Chambers was born in Llanelly House in the town of Llanelli, Carmarthenshire, Wales. He was the son of William Chambers, a Welsh landowner of the Chambers family. He was educated at Eton and Trinity College, Cambridge, where he graduated as B.A., won the Colquhoun Sculls and became President of the University Boat Club.

== Career ==
Chambers codified the "Marquess of Queensberry rules" upon which modern-day boxing is based. In 1867, he established the rules, which include the required use of boxing gloves, the ten-count, and three-minute rounds. He is a member of the International Boxing Hall of Fame.

He was also a catalyst in the founding of British amateur athletics, having founded the Amateur Athletic Club in 1866, and was present at the formation of the Amateur Athletic Association in 1880. In 1866, he won the 7 miles walk event at the inaugural 1866 AAC Championships.
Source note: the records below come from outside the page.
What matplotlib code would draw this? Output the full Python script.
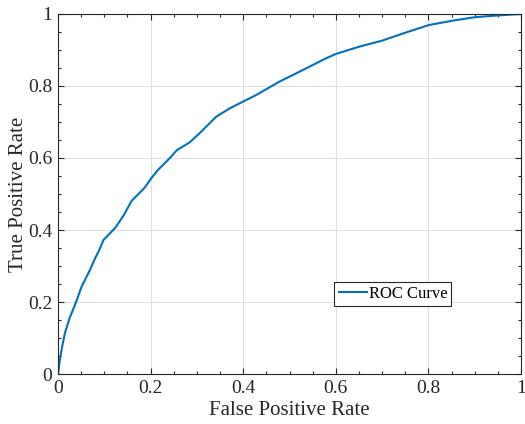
import numpy as np
import matplotlib.pyplot as plt

fpr = [0.0, 0.002, 0.004, 0.008, 0.015, 0.025, 0.039, 0.051, 0.069, 0.080, 0.089,
       0.098, 0.123, 0.141, 0.159, 0.1875, 0.201, 0.216, 0.241, 0.257, 0.284,
       0.306, 0.313, 0.342, 0.371, 0.400, 0.428, 0.478, 0.522, 0.579, 0.600,
       0.650, 0.700, 0.750, 0.800, 0.850, 0.900, 0.950, 1.0]
tpr = [0.0, 0.02, 0.039, 0.07, 0.114, 0.155, 0.200, 0.243, 0.289, 0.321, 0.344,
       0.372, 0.405, 0.439, 0.481, 0.518, 0.543, 0.567, 0.599, 0.622, 0.643,
       0.669, 0.678, 0.715, 0.738, 0.757, 0.775, 0.812, 0.840, 0.877, 0.889,
       0.909, 0.926, 0.948, 0.969, 0.981, 0.991, 0.996, 1.0]

ticks = [0, 0.2, 0.4, 0.6, 0.8, 1]
tick_labels = ['0', '0.2', '0.4', '0.6', '0.8', '1']

plt.rcParams['font.family'] = ['Liberation Serif', 'DejaVu Serif']

fig = plt.figure(figsize=(5.25, 4.24), dpi=100)
ax = fig.add_axes([0.1105, 0.1179, 0.8819, 0.8491])

ax.plot(fpr, tpr, color="#0072BD", linewidth=1.5, label="ROC Curve")

# Formatação
ax.set_xlim(0, 1)
ax.set_ylim(0, 1)
ax.set_xticks(ticks, tick_labels)
ax.set_yticks(ticks, tick_labels)
ax.set_xticks(np.arange(0, 1.001, 0.05), minor=True)
ax.set_yticks(np.arange(0, 1.001, 0.05), minor=True)
ax.tick_params(which='both', direction='in', top=True, right=True,
               colors='#262626', labelsize=14, width=0.8)
ax.tick_params(which='major', length=4, pad=4)
ax.tick_params(which='minor', length=2.5)
for s in ax.spines.values():
    s.set_color('#262626')
    s.set_linewidth(0.8)
ax.grid(True, which='major', color='#dfdfdf', linewidth=0.8)
ax.set_axisbelow(True)

ax.set_xlabel("False Positive Rate", fontsize=15, color='#262626', labelpad=3)
ax.set_ylabel("True Positive Rate", fontsize=15, color='#262626', labelpad=0)

leg = ax.legend(loc='upper left', bbox_to_anchor=(0.597, 0.256), fontsize=12,
                fancybox=False, edgecolor='#262626', framealpha=1,
                handlelength=1.7, handletextpad=0.1, borderpad=0.25,
                borderaxespad=0)
leg.get_frame().set_linewidth(0.8)

fig.savefig("out.png")
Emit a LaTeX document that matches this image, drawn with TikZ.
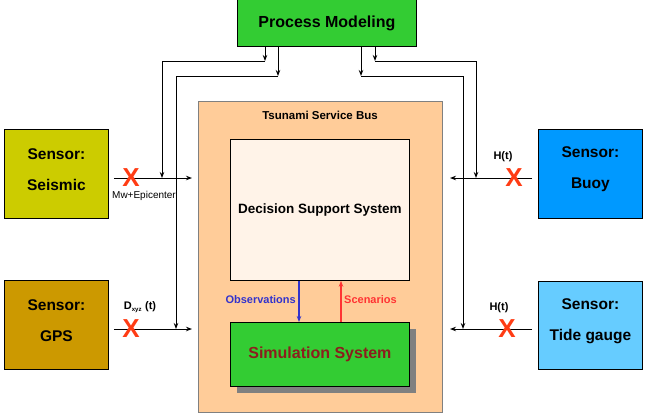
\documentclass[tikz,border=0pt]{standalone}
\usepackage{fontspec}
\setmainfont{Liberation Sans}
\usetikzlibrary{arrows.meta,shadows}
\definecolor{pmgreen}{RGB}{51,204,51}
\definecolor{seiscol}{RGB}{204,204,0}
\definecolor{gpscol}{RGB}{204,153,0}
\definecolor{buoycol}{RGB}{0,153,255}
\definecolor{tidecol}{RGB}{102,204,255}
\definecolor{tsbcol}{RGB}{255,204,153}
\definecolor{dsscol}{RGB}{255,243,232}
\definecolor{shadowgray}{RGB}{128,128,128}
\definecolor{simtext}{RGB}{140,30,30}
\definecolor{obsblue}{RGB}{51,51,204}
\definecolor{scenred}{RGB}{255,51,51}
\definecolor{xred}{RGB}{255,60,20}
\begin{document}
\begin{tikzpicture}[x=1pt,y=-1pt,
  box/.style={draw=black, line width=0.8pt, inner sep=0pt, anchor=north west},
  sensorbox/.style={box, minimum width=104pt, minimum height=89pt},
  sensortext/.style={align=center, font=\fontsize{15.5}{31}\selectfont\bfseries},
  arr/.style={line width=1pt, -{Stealth[length=6pt,width=4.5pt]}},
  xmark/.style={text=xred, font=\fontsize{26}{26}\selectfont\bfseries, inner sep=0pt},
  small/.style={font=\fontsize{10}{12}\selectfont, inner sep=0pt},
  smallb/.style={font=\fontsize{11}{13}\selectfont\bfseries, inner sep=0pt}
]
\useasboundingbox (0,0) rectangle (647,416);

% Process Modeling
\node[box, fill=pmgreen, minimum width=179pt, minimum height=47pt,
      font=\fontsize{16}{19}\selectfont\bfseries] (pm) at (237,-1) {Process Modeling};

% Tsunami Service Bus
\node[box, draw=gray, fill=tsbcol, minimum width=244pt, minimum height=311pt] (tsb) at (198,101) {};
\node[font=\fontsize{11.5}{14}\selectfont\bfseries, inner sep=0pt] (tsbt) at (320,115) {Tsunami Service Bus};

% Decision Support System
\node[box, fill=dsscol, minimum width=179pt, minimum height=141pt,
      font=\fontsize{13.5}{16}\selectfont\bfseries] (dss) at (230,139) {Decision Support System};

% Simulation System
\node[box, fill=pmgreen, minimum width=179pt, minimum height=64pt,
      drop shadow={shadow xshift=7pt, shadow yshift=-7pt, fill=shadowgray, opacity=1},
      text=simtext, font=\fontsize{16}{19}\selectfont\bfseries] (sim) at (230,322) {Simulation System};

% Sensors
\node[sensorbox, fill=seiscol] (seis) at (4,129) {};
\node[sensortext] (seist) at ([yshift=4.5pt]seis.center) {Sensor:\\Seismic};
\node[sensorbox, fill=gpscol] (gps) at (4,280) {};
\node[sensortext] (gpst) at ([yshift=4.5pt]gps.center) {Sensor:\\GPS};
\node[sensorbox, fill=buoycol] (buoy) at (538,129) {};
\node[sensortext] (buoyt) at ([yshift=4.5pt]buoy.center) {Sensor:\\Buoy};
\node[sensorbox, fill=tidecol, minimum height=88pt] (tide) at (538,281) {};
\node[sensortext] (tidet) at ([yshift=4.5pt]tide.center) {Sensor:\\Tide gauge};

% Sensor input lines
\coordinate (sin) at (192,178);
\coordinate (gin) at (192,329);
\coordinate (bin) at (450,178);
\coordinate (tin) at (450,329);
\draw[arr] ([xshift=5pt]seis.east |- sin) -- (sin);
\draw[arr] ([xshift=5pt]gps.east |- gin) -- (gin);
\draw[arr] ([xshift=-6pt]buoy.west |- bin) -- (bin);
\draw[arr] ([xshift=-6pt]tide.west |- tin) -- (tin);

\node[xmark] (x1) at (131,178) {X};
\node[xmark] (x2) at (131,329) {X};
\node[xmark] (x3) at (514,178) {X};
\node[xmark] (x4) at (507,329) {X};

\node[small] (mw) at (144,196) {Mw+Epicenter};
\node[smallb] (dxyz) at (140,307) {D\textsubscript{\fontsize{6}{7}\selectfont xyz} (t)};
\node[smallb] (h1) at (503,157) {H(t)};
\node[smallb] (h2) at (499,308) {H(t)};

% Process Modeling connectors
\coordinate (a1) at (265,61);
\coordinate (a2) at (162,61);
\coordinate (b1) at (278,76);
\coordinate (b2) at (176,76);
\coordinate (c1) at (361,76);
\coordinate (c2) at (463,76);
\coordinate (d1) at (375,61);
\coordinate (d2) at (476,61);
\draw[arr] (pm.south -| a1) -- (a1);
\draw[arr] (a1) -- (a2) -- (a2 |- sin);
\draw[arr] (pm.south -| b1) -- (b1);
\draw[arr] (b1) -- (b2) -- (b2 |- gin);
\draw[arr] (pm.south -| c1) -- (c1);
\draw[arr] (c1) -- (c2) -- (c2 |- tin);
\draw[arr] (pm.south -| d1) -- (d1);
\draw[arr] (d1) -- (d2) -- (d2 |- bin);

% DSS <-> Simulation
\draw[arr, line width=1.4pt, draw=obsblue] (dss.south -| 299,0) -- (sim.north -| 299,0);
\draw[arr, line width=1.4pt, draw=scenred] (sim.north -| 341,0) -- (dss.south -| 341,0);
\node[smallb, text=obsblue, anchor=east] (obs) at (296,300) {Observations};
\node[smallb, text=scenred, anchor=west] (scen) at (344,300) {Scenarios};
\end{tikzpicture}
\end{document}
Chambers also rowed twice in the Boat Race for Cambridge in 1862 and 1863, losing both times, and coached six Light Blues crews in 1865–66, again defeats, and 1871–74 when Cambridge put together four straight victories, including the first on sliding seats in 1873.

== Later life ==
Chambers died, aged 40, at 10 Wetherby Terrace, Earls Court, London on 4 March 1883 and is buried in Brompton Cemetery.